Bu maddelere baktığımızda Türk devletinin Kürtlere karşı uyguladığı politikalar tartışmasız soykırım suçu kapsamına girmekte ve cezai bir yaptırım gerekmektedir. Ermeniler, Süryaniler, Rumlar ve Kürtlere karşı işlenen soykırım suçunun karşılığı mutlaka olacaktır. Ancak günümüz devletleri çıkarları gereği soykırımı kabul etmekte ama “bu soykırımı işleyen kim?” sorusuna gelince kulaklarının üstüne yatmaktadırlar. Öyle ya, cüzdanların biraz daha şişkinleşmesi karşısında vicdanların zayıflamasının önemi ne olabilir ki? Bizler “civciv” degil miyiz, sahibimiz ne isterse yapar!..
Ancak tarih bir avuç asalağın istediği gibi gitmiyor. Ezilenlerin mücadelesi bu asalakların oluşturdukları kurumların politikalarının değişimine yol açıyor. Günün birinde Engels’in dediği gibi: “ne mutlu yoksullara ki öbür dünya onlarındır, bu dünya da er gec onların olacaktır”.
Türk devleti başta olmak üzere başka devletlerin de suç ortaklığı yaptığı Ezidi soykırımı şimdilik en son İngiltere tarafından da tanındı. İngiltere’nin dünya politikasındaki ağırlığı dikkate alındığında yakında diğer devletlerin de tanıması ve bütün bu soykırım tanımalarının bir noktaya doğru ilerlemesi kaçınılmazdır. Elbetteki bu tanımaya giden süreç, öncelikle Şengal soykırımının engellenmesinde görev alan PKK gerillalarının direnişiyle başlayıp, Şengal halkının kendi kaderine hükmetme kararıyla devam etti.
Soykırımların tanınması karşısında Kürt halkının ilgili devletler ve kurumlar nezdinde diplomatik süreçleri daha da ilerletmesi gerekir. Sokak eylemleriyle desteklenen politik adımların kesintiye uğramaması elzemdir. A. Telli, “Sıyrılıp Gelen” isimli şiirinde “…sıyrılıp gelmektedir seher, belliki yakındır doğayı ve hayatı sarsacak saat…” diye yazar.

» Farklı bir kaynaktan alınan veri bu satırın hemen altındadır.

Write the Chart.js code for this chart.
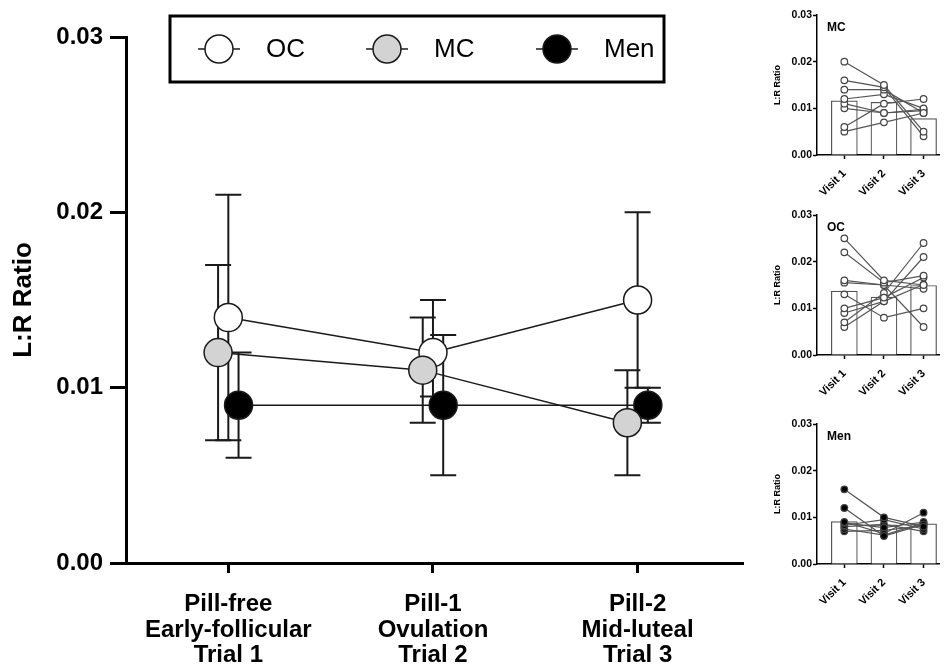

Sabıka dosyası kabaran Türk devletinin yargılanacağı günler yakındır. Ve bilinmelidirki, mahkeme heyetinde Kürtlerin, Ermenilerin, Süryanilerin ve Rumların söz ve karar sahibi olmadığı bir mahkeme yok hükmündedir.
Cellatlarımızı bizim yargılamadığımız mahkemelerin bir anlamı yoktur.